Posted in Front Page, Reviews

Mon

23

Jan

Matthew Osborn's work at Projects Gallery

Post by Erica Minutella, January 23, 2012

In the late nineties, the television show Sliders envisioned a world where traveling through parallel universes would be as simple as flicking a remote control switch. While science may take a while to catch up with fiction, the imaginations of a few local artists have opened their own, much closer doorway into the unfamiliarly familiar.

At Lovely Things, the Bambi Gallery Pop Up Show on display at Projects Gallery through January 28, and curated by Candace Karch, the work of four artists – Jim Garvey, Matthew Osborn, Bonnie Brenda Scott, and Stacey Lee Webber – presents visitors with a meandering trip that strands them in uncharted territory.

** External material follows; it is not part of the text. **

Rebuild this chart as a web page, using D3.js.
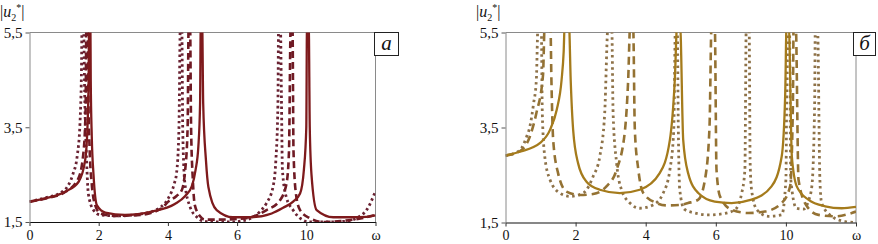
<!DOCTYPE html>
<html>
<head>
<meta charset="utf-8">
<script src="https://cdn.jsdelivr.net/npm/d3@7"></script>
<style>
  body { margin: 0; background: #fff; }
  svg { display: block; }
  svg text { font-family: "Liberation Serif", "Times New Roman", Times, "DejaVu Serif", serif; }
</style>
</head>
<body>
<div id="chart"></div>
<script>
// axis ticks (the 5th label reads "10" in the original)
const xTicks = [0, 2, 4, 6, 8, 10];
const xTickLabels = ['0', '2', '4', '6', '10', 'ω'];
const yTicks = [1.5, 3.5, 5.5];
const yTickLabels = ['1,5', '3,5', '5,5'];

// panel a series, [omega, |u2*|]
const aSolid = [[0,1.93],[0.45,2.0],[1.03,2.14],[1.42,2.35],[1.61,2.81],[1.68,3.6],[1.71,4.6],[1.72,5.7],[1.76,5.7],[1.77,4.5],[1.8,3.3],[1.85,2.5],[1.95,1.85],[2.19,1.7],[2.76,1.65],[3.53,1.72],[4.2,1.88],[4.5,2.05],[4.69,2.25],[4.8,2.6],[4.88,3.09],[4.93,4.0],[4.95,5.7],[4.99,5.7],[5.02,4.0],[5.1,2.8],[5.17,2.24],[5.41,1.75],[5.88,1.6],[6.4,1.6],[7.0,1.68],[7.33,1.8],[7.62,1.93],[7.82,2.1],[7.93,2.6],[8.0,3.5],[8.02,5.7],[8.07,5.7],[8.1,3.5],[8.15,2.5],[8.3,1.75],[8.78,1.6],[9.3,1.6],[9.74,1.61],[10,1.64]];
const aDashed = [[0,1.93],[0.5,2.0],[1.0,2.12],[1.4,2.4],[1.55,2.9],[1.62,3.8],[1.645,5.7],[1.68,5.7],[1.7,4.2],[1.74,3.0],[1.8,2.3],[1.9,1.85],[2.05,1.68],[2.5,1.63],[3.2,1.65],[3.8,1.78],[4.01,1.93],[4.25,2.05],[4.4,2.17],[4.5,2.6],[4.57,3.5],[4.6,5.7],[4.64,5.7],[4.67,3.5],[4.72,2.4],[4.78,1.85],[4.93,1.62],[5.07,1.55],[5.4,1.55],[5.9,1.56],[6.4,1.6],[6.85,1.75],[7.24,1.96],[7.43,2.32],[7.5,3.0],[7.55,5.7],[7.6,5.7],[7.63,3.0],[7.7,2.1],[7.82,1.75],[8.1,1.58],[8.5,1.5],[9.0,1.52],[9.6,1.58],[10,1.65]];
const aDotted = [[0,1.93],[0.5,2.02],[0.9,2.12],[1.1,2.25],[1.25,2.5],[1.38,2.9],[1.46,3.6],[1.5,4.6],[1.52,5.7],[1.56,5.7],[1.6,4.0],[1.65,2.8],[1.7,2.1],[1.85,1.75],[2.04,1.65],[2.6,1.63],[3.3,1.68],[3.8,1.82],[4.01,2.0],[4.18,2.3],[4.25,2.53],[4.32,3.5],[4.36,5.7],[4.4,5.7],[4.43,3.4],[4.49,2.32],[4.64,1.82],[4.83,1.61],[5.02,1.52],[5.3,1.5],[5.8,1.5],[6.3,1.55],[6.66,1.72],[6.85,1.9],[7.04,2.25],[7.12,2.8],[7.18,4.0],[7.2,5.7],[7.25,5.7],[7.28,4.2],[7.31,2.6],[7.42,2.03],[7.62,1.75],[7.82,1.58],[8.1,1.5],[8.6,1.5],[9.2,1.52],[9.5,1.6],[9.74,1.75],[10,2.15]];

// panel b series
const bSolid = [[0,2.91],[0.41,2.99],[0.98,3.17],[1.27,3.45],[1.46,3.87],[1.6,4.5],[1.66,5.1],[1.69,5.7],[1.81,5.7],[1.86,4.5],[1.93,3.45],[2.07,2.75],[2.31,2.36],[2.69,2.19],[3.26,2.12],[3.83,2.19],[4.4,2.54],[4.69,3.24],[4.83,4.5],[4.9,5.7],[4.98,5.7],[5.07,3.24],[5.21,2.54],[5.5,2.12],[5.97,1.94],[6.45,1.91],[7.02,1.98],[7.59,2.26],[7.88,2.89],[7.98,4.2],[8.02,5.7],[8.08,5.7],[8.17,2.89],[8.31,2.26],[8.64,1.98],[9.12,1.84],[9.59,1.8],[10,1.83]];
const bDashed = [[0,2.91],[0.41,3.0],[0.69,3.3],[0.88,3.8],[1.07,4.6],[1.12,5.7],[1.28,5.7],[1.31,4.5],[1.36,3.24],[1.5,2.54],[1.74,2.15],[2.12,2.08],[2.5,2.1],[2.88,2.26],[3.17,2.61],[3.41,3.45],[3.5,4.5],[3.56,5.7],[3.64,5.7],[3.69,3.45],[3.79,2.61],[3.93,2.12],[4.31,1.91],[4.6,1.86],[4.98,1.87],[5.21,1.91],[5.5,1.98],[5.69,2.4],[5.82,3.5],[5.88,5.7],[5.97,5.7],[6.02,2.61],[6.12,2.05],[6.45,1.77],[6.92,1.7],[7.4,1.73],[7.88,1.91],[8.12,2.26],[8.2,4.0],[8.22,5.7],[8.28,5.7],[8.36,2.4],[8.6,1.84],[8.93,1.66],[9.4,1.63],[9.88,1.7],[10,1.73]];
const bDotted = [[0,2.91],[0.41,3.02],[0.6,3.3],[0.69,3.5],[0.8,4.0],[0.88,4.5],[0.93,5.7],[1.02,5.7],[1.05,3.8],[1.12,2.89],[1.27,2.4],[1.55,2.12],[1.84,2.05],[2.22,2.12],[2.5,2.47],[2.69,2.89],[2.83,3.8],[2.93,5.7],[3.03,5.7],[3.07,3.8],[3.17,2.75],[3.31,2.19],[3.55,1.91],[3.83,1.8],[4.21,1.87],[4.5,2.12],[4.69,2.61],[4.8,3.45],[4.85,5.7],[4.9,5.7],[4.93,3.5],[4.97,2.2],[5.1,1.78],[5.4,1.7],[5.78,1.66],[6.17,1.68],[6.55,1.77],[6.74,2.12],[6.83,2.61],[6.87,5.7],[6.95,5.7],[6.98,2.75],[7.02,2.19],[7.17,1.77],[7.5,1.63],[7.88,1.66],[8.0,2.4],[8.04,5.7],[8.1,5.7],[8.14,2.4],[8.3,1.8],[8.5,1.78],[8.64,1.95],[8.74,2.26],[8.82,4.0],[8.84,5.7],[8.9,5.7],[8.97,2.4],[9.02,1.91],[9.31,1.63],[9.69,1.52],[10,1.5]];

const serif = '"Liberation Serif", "Times New Roman", Times, "DejaVu Serif", serif';

class Panel {

    constructor(opts) {
        this.svg = opts.svg;
        this.id = opts.id;
        this.box = opts.box;        // plot area in px
        this.letter = opts.letter;
        this.series = opts.series;
        this.labelX = opts.labelX;
        this.draw();
    }

    draw() {
        const b = this.box;
        this.x = d3.scaleLinear().domain([0, 10]).range([b.left, b.right]);
        this.y = d3.scaleLinear().domain([1.5, 5.5]).range([b.bottom, b.top]);

        this.svg.append('clipPath').attr('id', 'clip-' + this.id)
            .append('rect')
            .attr('x', b.left).attr('y', b.top)
            .attr('width', b.right - b.left).attr('height', b.bottom - b.top);

        this.addFrame();
        this.addLines();
        this.addAxes();
        this.addLabels();
    }

    addFrame() {
        const b = this.box;
        // top and right border, grey
        this.svg.append('line')
            .attr('x1', b.left).attr('x2', b.right).attr('y1', b.top).attr('y2', b.top)
            .attr('stroke', '#8a8a8a').attr('stroke-width', 1);
        this.svg.append('line')
            .attr('x1', b.right).attr('x2', b.right).attr('y1', b.top).attr('y2', b.bottom)
            .attr('stroke', '#8a8a8a').attr('stroke-width', 1);
    }

    addLines() {
        const that = this;
        const line = d3.line()
            .x(d => that.x(d[0]))
            .y(d => that.y(d[1]))
            .curve(d3.curveMonotoneX);

        const g = this.svg.append('g').attr('clip-path', `url(#clip-${this.id})`);
        this.series.forEach(s => {
            g.append('path')
                .datum(s.data)
                .attr('d', line)
                .attr('fill', 'none')
                .attr('stroke', s.color)
                .attr('stroke-width', s.width)
                .attr('stroke-dasharray', s.dash)
                .attr('stroke-linecap', 'butt');
        });
    }

    addAxes() {
        const b = this.box;
        const xAxis = this.svg.append('g')
            .attr('transform', `translate(0,${b.bottom})`)
            .call(d3.axisBottom(this.x)
                .tickValues(xTicks)
                .tickFormat((d, i) => xTickLabels[i])
                .tickSize(4)
                .tickPadding(4)
                .tickSizeOuter(0));
        xAxis.attr('font-family', serif).attr('font-size', 14);
        xAxis.select('.domain').attr('stroke', '#111').attr('stroke-width', 1.2);
        xAxis.selectAll('.tick line').attr('stroke', '#333');
        xAxis.selectAll('.tick text').attr('fill', '#111');

        const yAxis = this.svg.append('g')
            .attr('transform', `translate(${b.left},0)`)
            .call(d3.axisLeft(this.y)
                .tickValues(yTicks)
                .tickFormat((d, i) => yTickLabels[i])
                .tickSize(4)
                .tickPadding(3)
                .tickSizeOuter(0));
        yAxis.attr('font-family', serif).attr('font-size', 15);
        yAxis.select('.domain').attr('stroke', '#8a8a8a');
        yAxis.selectAll('.tick line').attr('stroke', '#555');
        yAxis.selectAll('.tick text').attr('fill', '#111');
    }

    addLabels() {
        const b = this.box;
        // y label |u2*|
        const t = this.svg.append('text')
            .attr('x', this.labelX)
            .attr('y', 17)
            .attr('font-family', serif)
            .style('font-size', '16px')
            .attr('fill', '#111');
        t.append('tspan').text('|');
        t.append('tspan').text('u').style('font-style', 'italic');
        t.append('tspan').text('2').attr('dy', 4).style('font-size', '10px');
        t.append('tspan').text('*').attr('dy', -10).style('font-size', '10px');
        t.append('tspan').text('|').attr('dy', 6);

        // letter box
        const w = this.letter.w, h = 23;
        const bx = this.letter.x;
        this.svg.append('rect')
            .attr('x', bx).attr('y', b.top)
            .attr('width', w).attr('height', h)
            .attr('fill', '#fff')
            .attr('stroke', '#222').attr('stroke-width', 1);
        this.svg.append('text')
            .attr('x', bx + w / 2).attr('y', b.top + 17)
            .attr('text-anchor', 'middle')
            .attr('font-family', serif)
            .style('font-size', '21px')
            .style('font-style', 'italic')
            .attr('fill', '#111')
            .text(this.letter.text);
    }
}

const svg = d3.select('#chart').append('svg')
    .attr('width', 878)
    .attr('height', 244);

const redSolid = '#7e1a1c', redDash = '#6f1a24', redDot = '#6a2232';
const goldSolid = '#a57b1c', goldDash = '#947233', goldDot = '#8e7248';

new Panel({
    svg: svg, id: 'a',
    box: { left: 29.5, right: 375.5, top: 32.5, bottom: 222 },
    letter: { x: 374.5, w: 24, text: 'а' },
    labelX: 0,
    series: [
        { data: aDotted, color: redDot, width: 2.8, dash: '2.5,3' },
        { data: aDashed, color: redDash, width: 2.6, dash: '7,4' },
        { data: aSolid, color: redSolid, width: 2.3, dash: null }
    ]
});

new Panel({
    svg: svg, id: 'b',
    box: { left: 505.5, right: 856, top: 32.5, bottom: 222.5 },
    letter: { x: 853.5, w: 22, text: 'б' },
    labelX: 476,
    series: [
        { data: bDotted, color: goldDot, width: 2.8, dash: '2.5,3.5' },
        { data: bDashed, color: goldDash, width: 2.6, dash: '8,5' },
        { data: bSolid, color: goldSolid, width: 2.3, dash: null }
    ]
});
</script>
</body>
</html>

Enter the doorway and you’ll be confronted with a room populated by creatures from a Jim Henson production gone wrong. Brought to life by Matthew Osborn, these cartoon monsters shift uncomfortably through their colorfully mundane confrontations with insomnia, boredom, and alcohol abuse. Stripped of the glamor of unreal circumstances, Osborn’s monsters are more likely to inspire pity than fear. At once amusing and quietly unsettling, his creations are also endearingly relatable.

A few steps into the next room will flip you back in time with thoughts of museum-dwelling pressed penny machines, as Philadelphia-based artist Stacey Lee Webber manipulates the traditional geometry of coins. Suspending them in shadow boxes or reworking them into tools, Webber draws attention back to the smallest denomination. While the childhood joy of turning a crank to flatten pennies was grounded in the act itself, Webber’s work draws audiences to the finished product, evoking unexpected shapes from an everyday object so often stripped of defining surfaces as it is passes from hand to hand.

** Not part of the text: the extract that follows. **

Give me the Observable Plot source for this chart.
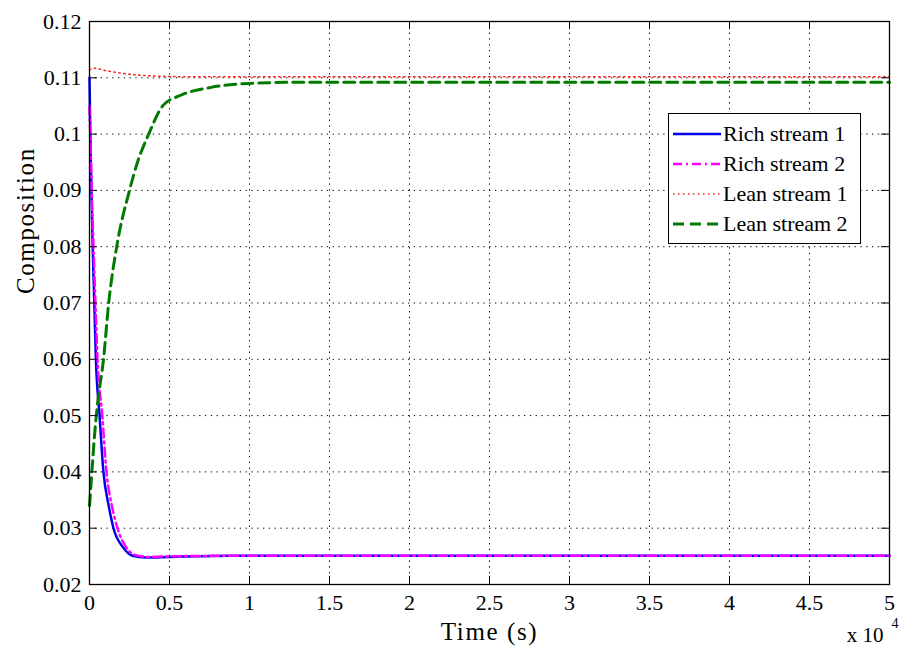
<!DOCTYPE html>
<html><head><meta charset="utf-8">
<script src="https://cdn.jsdelivr.net/npm/d3@7"></script>
<script src="https://cdn.jsdelivr.net/npm/@observablehq/plot@0.6"></script>
<style>
body{margin:0;background:#fff;}
#wrap{position:relative;width:901px;height:654px;font-family:"Liberation Serif",serif;}
#wrap svg text{font-family:"Liberation Serif",serif;}
#legend{position:absolute;left:668px;top:113px;width:193px;height:131px;border:1.2px solid #000;background:#fff;font-family:"Liberation Serif",serif;font-size:22px;color:#000;box-sizing:border-box;}
#legend .row{position:absolute;left:3px;height:30px;display:flex;align-items:center;white-space:nowrap;}
#legend svg{display:block;}
#legend span{margin-left:2px;line-height:30px;}
</style></head><body><div id="wrap"></div>
<script>
const seriesNames = ["Rich stream 1", "Rich stream 2", "Lean stream 1", "Lean stream 2"];
const seriesColors = ["#0000ee", "#ff00ff", "#ff2020", "#007a00"];
const seriesDash = [null, "9,4,2,4", "1.5,3.5", "11,6"];
const seriesWidth = [2.5, 2.5, 1.5, 3];

// time in units of 10^4 s
const timeRich1 = [0, 0.005, 0.012, 0.02, 0.03, 0.04, 0.063, 0.087, 0.12, 0.15, 0.21, 0.27, 0.35, 0.5, 0.9, 1.5, 5];
const rich1     = [0.110, 0.100, 0.090, 0.080, 0.070, 0.060, 0.050, 0.040, 0.034, 0.030, 0.0266, 0.0251, 0.0248, 0.0249, 0.0251, 0.0251, 0.0251];
const timeRich2 = [0, 0.008, 0.016, 0.025, 0.037, 0.05, 0.08, 0.106, 0.14, 0.175, 0.23, 0.29, 0.37, 0.5, 0.9, 1.5, 5];
const rich2     = [0.105, 0.097, 0.088, 0.080, 0.070, 0.060, 0.050, 0.040, 0.034, 0.030, 0.0266, 0.0252, 0.0249, 0.0250, 0.0251, 0.0251, 0.0251];
const timeLean1 = [0, 0.03, 0.1, 0.2, 0.35, 0.6, 1, 5];
const lean1     = [0.1114, 0.1117, 0.1113, 0.1108, 0.1104, 0.1102, 0.1102, 0.1102];
const timeLean2 = [0, 0.01, 0.02, 0.03, 0.05, 0.0875, 0.12, 0.17, 0.25, 0.3, 0.37, 0.46, 0.57, 0.76, 1.0, 1.3, 5];
const lean2     = [0.034, 0.038, 0.042, 0.046, 0.052, 0.060, 0.070, 0.080, 0.090, 0.095, 0.100, 0.1051, 0.1069, 0.1083, 0.1090, 0.1092, 0.1092];

const xTicks = [0, 0.5, 1, 1.5, 2, 2.5, 3, 3.5, 4, 4.5, 5];
const yTicks = [0.02, 0.03, 0.04, 0.05, 0.06, 0.07, 0.08, 0.09, 0.1, 0.11, 0.12];
const xTickLabels = ["0", "0.5", "1", "1.5", "2", "2.5", "3", "3.5", "4", "4.5", "5"];
const yTickLabels = ["0.02", "0.03", "0.04", "0.05", "0.06", "0.07", "0.08", "0.09", "0.1", "0.11", "0.12"];

const allTimes = [timeRich1, timeRich2, timeLean1, timeLean2];
const allVals = [rich1, rich2, lean1, lean2];
const rows = [];
allTimes.forEach((ts, i) => ts.forEach((t, j) => rows.push({series: seriesNames[i], t, v: allVals[i][j]})));

const W = 901, H = 654, mL = 89, mR = 12, mT = 21, mB = 70;
const fw = W - mL - mR, fh = H - mT - mB;
const font = '"Liberation Serif", serif';

const lineMarks = seriesNames.map((name, i) => Plot.line(rows.filter(r => r.series === name), {
  x: "t", y: "v", stroke: seriesColors[i], strokeWidth: seriesWidth[i],
  strokeDasharray: seriesDash[i], curve: "monotone-x"
}));

const chart = Plot.plot({
  width: W, height: H, marginLeft: mL, marginRight: mR, marginTop: mT, marginBottom: mB,
  style: {fontFamily: font, fontSize: "22px", background: "#fff", color: "#000"},
  x: {domain: [0, 5]},
  y: {domain: [0.02, 0.12]},
  marks: [
    Plot.gridX(xTicks, {stroke: "#000", strokeOpacity: 1, strokeDasharray: "1.3,4.5"}),
    Plot.gridY(yTicks, {stroke: "#000", strokeOpacity: 1, strokeDasharray: "1.3,4.5"}),
    ...lineMarks,
    Plot.tickX(xTicks, {x: d => d, insetTop: fh - 8, stroke: "#000"}),
    Plot.tickX(xTicks, {x: d => d, insetBottom: fh - 8, stroke: "#000"}),
    Plot.tickY(yTicks, {y: d => d, insetRight: fw - 8, stroke: "#000"}),
    Plot.tickY(yTicks, {y: d => d, insetLeft: fw - 8, stroke: "#000"}),
    Plot.frame({stroke: "#000", strokeWidth: 1.3}),
    Plot.axisX(xTicks, {tickSize: 0, tickPadding: 10, tickFormat: (d, i) => xTickLabels[i], label: null, fontSize: 22, fontFamily: font}),
    Plot.axisY(yTicks, {tickSize: 0, tickPadding: 8, tickFormat: (d, i) => yTickLabels[i], label: null, fontSize: 22, fontFamily: font}),
    Plot.text(["Time (s)"], {frameAnchor: "bottom", dy: 38, fontSize: 25, lineAnchor: "top", fontFamily: font}),
    Plot.text(["Composition"], {frameAnchor: "left", rotate: -90, dx: -64, dy: -9, fontSize: 25, fontFamily: font}),
    Plot.text(["x 10"], {frameAnchor: "bottom-right", dx: -6, dy: 51, fontSize: 21, textAnchor: "end", lineAnchor: "middle", fontFamily: font}),
    Plot.text(["4"], {frameAnchor: "bottom-right", dx: 2, dy: 39, fontSize: 14, textAnchor: "start", lineAnchor: "middle", fontFamily: font})
  ]
});
chart.querySelectorAll("text").forEach(t => {
  if (t.textContent === "Time (s)" || t.textContent === "Composition") t.setAttribute("letter-spacing", "1.6");
});
const wrap = document.getElementById("wrap");
wrap.appendChild(chart);

const legend = document.createElement("div");
legend.id = "legend";
seriesNames.forEach((name, i) => {
  const row = document.createElement("div");
  row.className = "row";
  row.style.top = (5 + i * 30) + "px";
  const dash = seriesDash[i] ? `stroke-dasharray="${seriesDash[i]}"` : "";
  row.innerHTML = `<svg width="49" height="10"><line x1="1" y1="5" x2="49" y2="5" stroke="${seriesColors[i]}" stroke-width="${seriesWidth[i]}" ${dash}/></svg><span>${name}</span>`;
  legend.appendChild(row);
});
wrap.appendChild(legend);
</script>
</body></html>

Take a tangential trip downstairs to wind your way through an industrial maze of street art by Jim Garvey. Graffiti-spattered ladders hoist themselves up into the air like tattooed circus performers, juggling the identities of object and art in between flashes of a video installation on the back wall.

Resist the temptation to hold your breath as the back room plunges you into the darkened cosmos of Bonnie Brenda Scott. Skeletal remains crawl their way across the floor’s wasteland, providing an eerie accompaniment to a neon pink monster elevated on plastic crates. Prisms and giant hands, lined like images out of a palmistry textbook, illuminate the walls. Like the grownup rendition of a child’s room covered in glow-in-the-dark decals of the solar system, Scott’s installation presents an extra-dimensional, alchemical universe that might leave you in need of terrestrial reorientation.

Take a spin around Lovely Things before the show closes this Saturday.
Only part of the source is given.